39      Ainsi qu’il ressort du point 43 de l’arrêt du 11 mars 2003, Ansul (C‑40/01, Rec, EU:C:2003:145), une marque fait l’objet d’un usage sérieux lorsqu’elle est utilisée, conformément à sa fonction essentielle qui est de garantir l’identité d’origine des produits ou des services pour lesquels elle a été enregistrée, aux fins de créer ou de conserver un débouché pour ces produits et services, à l’exclusion d’usages de caractère symbolique ayant pour seul objet le maintien des droits conférés par la marque.
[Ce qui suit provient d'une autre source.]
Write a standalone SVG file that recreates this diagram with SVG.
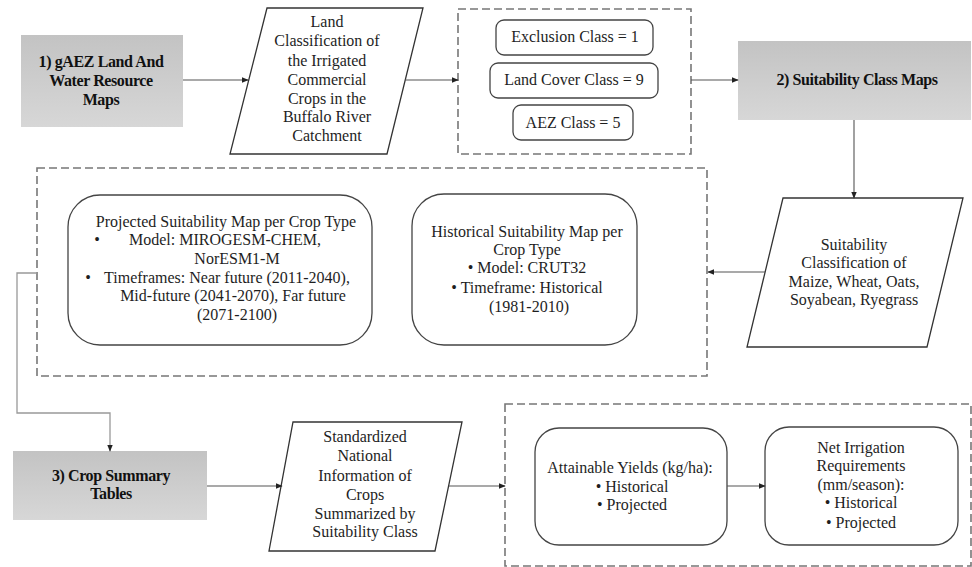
<svg xmlns="http://www.w3.org/2000/svg" width="972" height="567" viewBox="0 0 972 567">
<style>
text{font-family:"Liberation Serif","Times New Roman",serif;font-size:16px;fill:#1e1e1e;text-anchor:middle}
.t{font-weight:bold;font-size:16px;letter-spacing:-0.4px;fill:#111}
.g{fill:url(#gr);stroke:none}
.p{fill:#fff;stroke:#333;stroke-width:1.3}
.r{fill:#fff;stroke:#444;stroke-width:1.3}
.d{fill:none;stroke:#777;stroke-width:1.6;stroke-dasharray:8 4}
.c{fill:none;stroke:#555;stroke-width:1.1}
.c2{fill:none;stroke:#999;stroke-width:1.3}
</style>
<defs>
<linearGradient id="gr" x1="0" y1="0" x2="0" y2="1">
<stop offset="0" stop-color="#c3c3c3"/>
<stop offset="1" stop-color="#d7d7d7"/>
</linearGradient>
<marker id="ah" viewBox="0 0 10 10" refX="9" refY="5" markerWidth="7" markerHeight="7" markerUnits="userSpaceOnUse" orient="auto">
<path d="M0,1 L10,5 L0,9 z" fill="#222"/>
</marker>
</defs>

<g id="gaez">
<rect class="g" x="21" y="35" width="162" height="92"/>
<text class="t" x="101" y="67">1) gAEZ Land And</text>
<text class="t" x="101" y="86">Water Resource</text>
<text class="t" x="101" y="105">Maps</text>
</g>

<g id="land-class">
<polygon class="p" points="267,8 423,8 387,154 230,154"/>
<text x="327" y="27">Land</text>
<text x="327" y="46">Classification of</text>
<text x="327" y="66">the Irrigated</text>
<text x="327" y="85">Commercial</text>
<text x="327" y="104">Crops in the</text>
<text x="327" y="122">Buffalo River</text>
<text x="327" y="141">Catchment</text>
</g>

<g id="classes">
<rect class="d" x="458" y="9" width="233" height="145"/>
<rect class="r" x="496" y="20" width="157" height="35" rx="8"/>
<text x="575" y="42">Exclusion Class = 1</text>
<rect class="r" x="490" y="63" width="168" height="35" rx="8"/>
<text x="574" y="85">Land Cover Class = 9</text>
<rect class="r" x="513" y="105" width="120" height="35" rx="8"/>
<text x="573" y="128">AEZ Class = 5</text>
</g>

<g id="suit-maps">
<rect class="g" x="738" y="41" width="233" height="79"/>
<text class="t" x="857" y="85">2) Suitability Class Maps</text>
</g>

<g id="suit-class">
<polygon class="p" points="783,198 963,198 927,347 747,347"/>
<text x="854" y="250">Suitability</text>
<text x="854" y="268">Classification of</text>
<text x="854" y="287">Maize, Wheat, Oats,</text>
<text x="854" y="305">Soyabean, Ryegrass</text>
</g>

<g id="maps-group">
<rect class="d" x="37" y="168" width="670" height="208"/>
</g>

<g id="projected">
<rect class="r" x="68" y="195" width="304" height="150" rx="32"/>
<text x="226" y="227">Projected Suitability Map per Crop Type</text>
<text x="97" y="245">•</text>
<text x="225" y="245">Model: MIROGESM-CHEM,</text>
<text x="237" y="264">NorESM1-M</text>
<text x="88" y="283">•</text>
<text x="227" y="283">Timeframes: Near future (2011-2040),</text>
<text x="233" y="301">Mid-future (2041-2070), Far future</text>
<text x="237" y="320">(2071-2100)</text>
</g>

<g id="historical">
<rect class="r" x="412" y="194" width="225" height="151" rx="32"/>
<text x="527" y="237">Historical Suitability Map per</text>
<text x="527" y="255">Crop Type</text>
<text x="527" y="273">• Model: CRUT32</text>
<text x="527" y="293">• Timeframe: Historical</text>
<text x="529" y="312">(1981-2010)</text>
</g>

<g id="crop-summary">
<rect class="g" x="13" y="451" width="194" height="69"/>
<text class="t" x="111" y="481">3) Crop Summary</text>
<text class="t" x="111" y="499">Tables</text>
</g>

<g id="standardized">
<polygon class="p" points="293,422 462,422 435,551 269,551"/>
<text x="365" y="442">Standardized</text>
<text x="365" y="461">National</text>
<text x="365" y="481">Information of</text>
<text x="365" y="500">Crops</text>
<text x="365" y="519">Summarized by</text>
<text x="365" y="537">Suitability Class</text>
</g>

<g id="outputs-group">
<rect class="d" x="505" y="404" width="466" height="162"/>
</g>

<g id="yields">
<rect class="r" x="535" y="428" width="192" height="117" rx="24"/>
<text x="630" y="473">Attainable Yields (kg/ha):</text>
<text x="632" y="492">• Historical</text>
<text x="632" y="510">• Projected</text>
</g>

<g id="irrigation">
<rect class="r" x="765" y="427" width="193" height="118" rx="24"/>
<text x="861" y="453">Net Irrigation</text>
<text x="861" y="471">Requirements</text>
<text x="861" y="490">(mm/season):</text>
<text x="861" y="508">• Historical</text>
<text x="861" y="528">• Projected</text>
</g>

<g id="connectors">
<path class="c" d="M183,80 H248" marker-end="url(#ah)"/>
<path class="c" d="M405,80 H458" marker-end="url(#ah)"/>
<path class="c" d="M691,80 H738" marker-end="url(#ah)"/>
<path class="c" d="M854,120 V198" marker-end="url(#ah)"/>
<path class="c" d="M765,272 H708" marker-end="url(#ah)"/>
<path class="c2" d="M37,273 H17 V413 H110 V451" marker-end="url(#ah)"/>
<path class="c" d="M207,486 H282" marker-end="url(#ah)"/>
<path class="c" d="M449,486 H505" marker-end="url(#ah)"/>
<path class="c" d="M727,486 H765" marker-end="url(#ah)"/>
</g>
</svg>
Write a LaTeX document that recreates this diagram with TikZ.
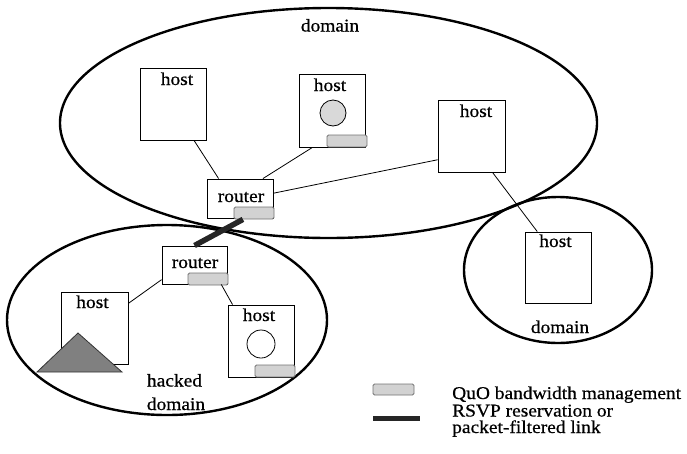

De plus, la condition relative à l’usage sérieux de la marque exige que celle-ci, telle qu’elle est protégée sur le territoire pertinent, soit utilisée publiquement et vers l’extérieur (voir arrêt MAD, point 36 supra, EU:T:2012:263, point 19 et jurisprudence citée ; voir également, par analogie, arrêt Ansul, précité, EU:C:2003:145, point 37).

40      L’appréciation du caractère sérieux de l’usage de la marque doit reposer sur l’ensemble des faits et des circonstances propres à établir la réalité de l’exploitation commerciale de celle-ci, en particulier les usages considérés comme justifiés dans le secteur économique concerné pour maintenir ou créer des parts de marché au profit des produits ou des services protégés par la marque, la nature de ces produits ou de ces services, les caractéristiques du marché, l’étendue et la fréquence de l’usage de la marque (voir arrêt MAD, point 36 supra, EU:T:2012:263, point 20 et jurisprudence citée ; voir également, par analogie, arrêt Ansul, point 39 supra, EU:C:2003:145, point 43).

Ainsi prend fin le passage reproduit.